Il ressort des propos des précédents intervenants que cet approfondissement sera impossible. Christine Lagarde a bien raison de déplorer le manque d'énergie à réfléchir à l'affectation de la dépense publique pour que ces plans de relance réussissent. Bien affecter la dépense publique, cela signifie la concentrer davantage sur l'investissement. Allons-nous pouvoir investir davantage en augmentant toujours plus la dette ? Non, car cela créera un problème d'insoutenabilité. Profitons du fait que la Banque centrale européenne soit devenue l'une des principales créancières des États de la zone euro, avec ses programmes de rachats d'actifs, pour installer un dispositif d'annulation conditionnel à l'investissement public dans la santé, l'éducation et la transition écologique.
Christine Lagarde y voit une proposition inenvisageable, contraire à l'article 123 du traité, qui interdit à la BCE d'apporter une assistance financière aux États. Les achats d'actifs, qui sont depuis 2015 l'instrument majeur de notre politique monétaire, n'étaient-ils aussi inenvisageables il y a quelques années ? D'une certaine manière, ils sont déjà une forme d'assistance financière aux États et ils butent beaucoup sur l'article 123.
Faut-il s'inquiéter de ce que l'accord politique de haut niveau requis pour mettre en oeuvre un tel dispositif contreviendrait à l'indépendance de la Banque centrale européenne ? Soyons lucides, cette indépendance est aujourd'hui rompue par la gestion de la crise. La Banque centrale européenne et les États sont, de fait, interdépendants. Les États ont besoin de la Banque centrale européenne pour continuer d'emprunter à taux bas. La Banque centrale européenne a besoin des États, car si les plans de relance échouent elle n'atteindra aucun de ses objectifs et elle compromettra son mandat. Actons cette interdépendance entre la Banque centrale européenne et les États et amenons-les à un accord gagnant-gagnant. En parallèle, il serait important de travailler à l'union budgétaire, qui constitue le fond du problème.
D'aucuns affirment que les marchés pourraient mal accueillir cette décision et augmenter aussitôt la prime de risque sur les États. Il ne faut certes pas sous-estimer l'irrationalité des marchés, ni le caractère performatif de leurs jugements. Toutefois, les investisseurs privés ne seraient en rien touchés par cette annulation. Le risque de défaut des États ne s'en trouverait absolument pas augmenté, il serait au contraire diminué. L'euro pourrait-il souffrir de cette proposition ? Ce serait malheureux puisqu'aucun investisseur privé ne serait lésé et que la BCE aurait plus de chance d'atteindre ses objectifs !

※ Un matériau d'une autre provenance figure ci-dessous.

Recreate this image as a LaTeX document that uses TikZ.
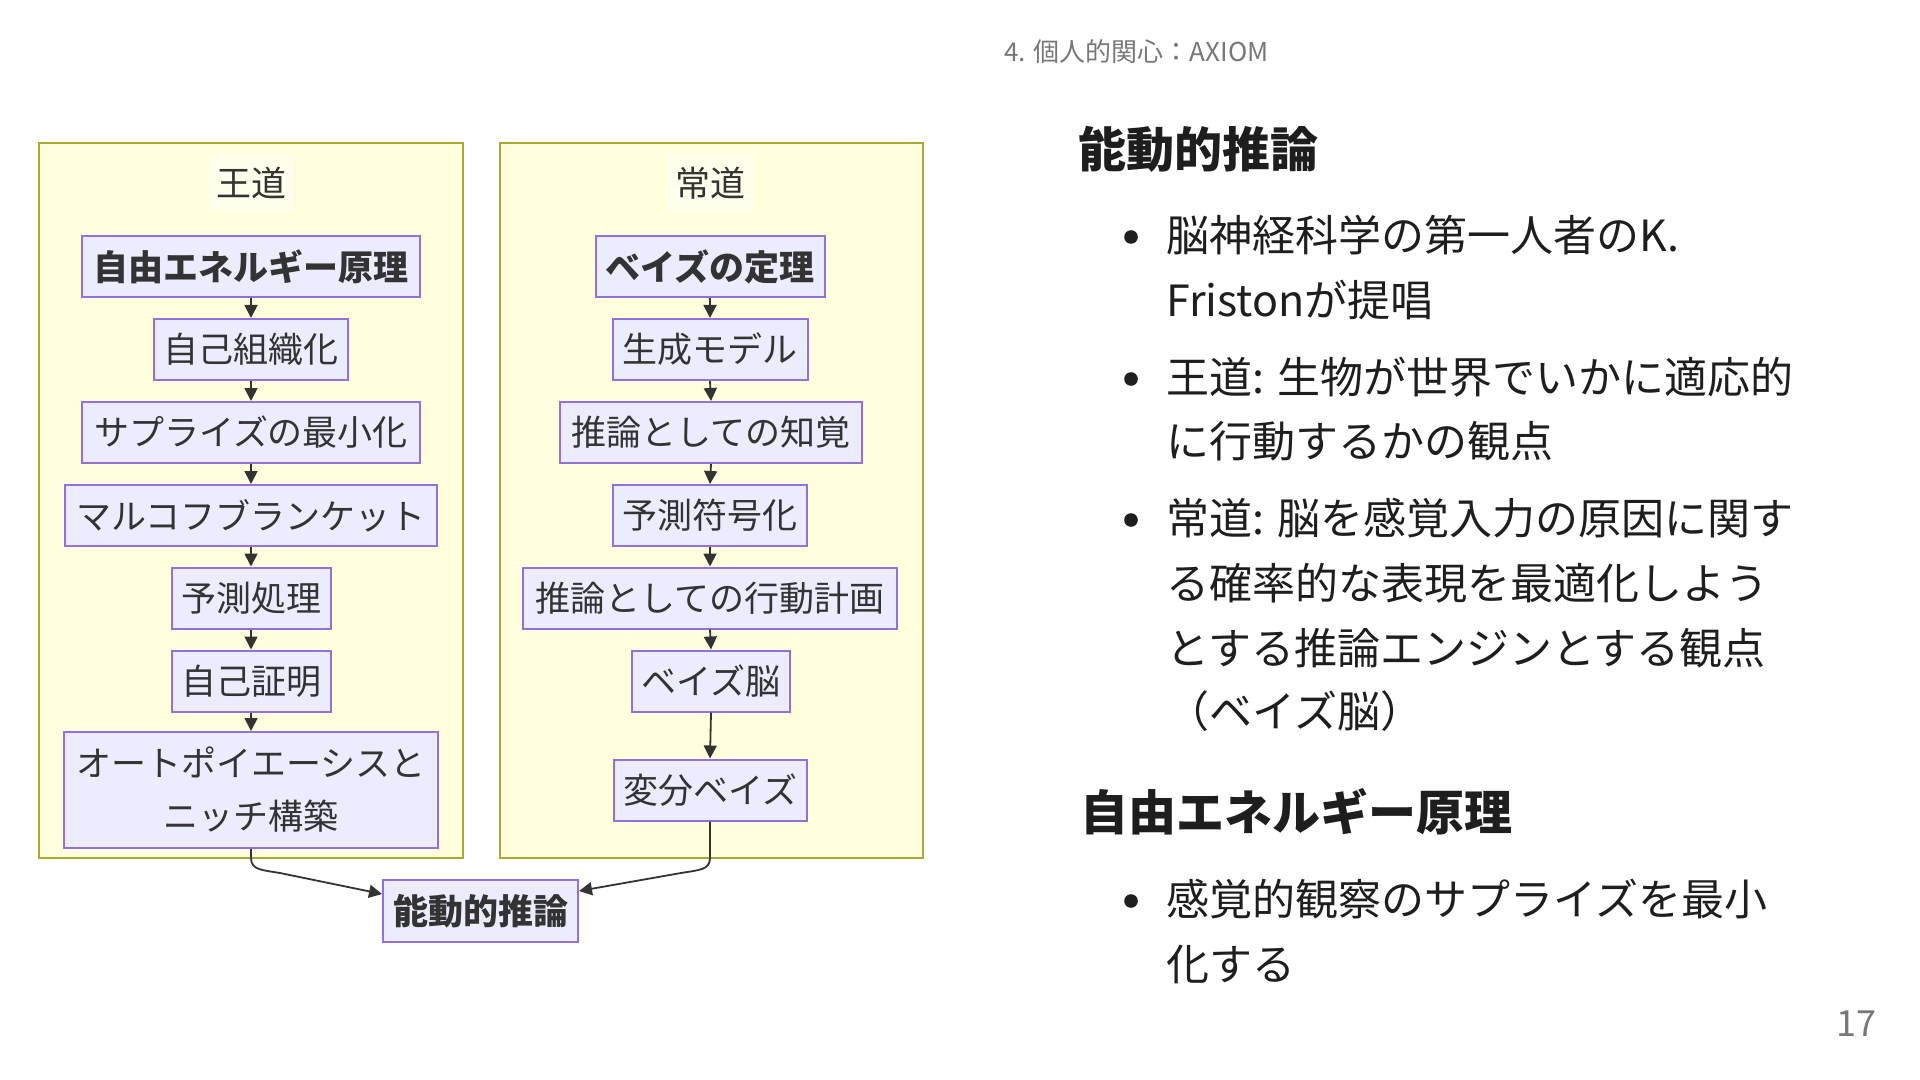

J'entends souvent dire qu'il s'agit de propositions idiotes, voire d'un débat dangereux. Je pense au contraire que c'est un débat utile, car il ouvre des perspectives et fait tomber des tabous. Il nous interroge fondamentalement sur la question de la dette. Les intervenants précédents ont dit qu'on ne pourra pas continuer à augmenter la dépense publique sans rendre la dette insoutenable. Il faudra donc bien, si l'on veut approfondir les plans de relance, sortir de la dette. C'est un débat qui nous interroge sur les dispositions actuelles du traité, en particulier sur l'absence de financement direct des États par la BCE et sur l'indépendance de celle-ci. Par ailleurs, cela permettra de renforcer la vigilance de tous quant au risque de retour de l'austérité et de libérer la dépense publique de ce qui la bride, à savoir les règles budgétaires qui prévalaient jusqu'à la crise sanitaire et la dette de marché.
Je conclurai en disant que ce débat est utile, parce qu'il nous amène à réfléchir à l'incomplétude de la zone euro et à la nécessité d'approfondir la construction européenne.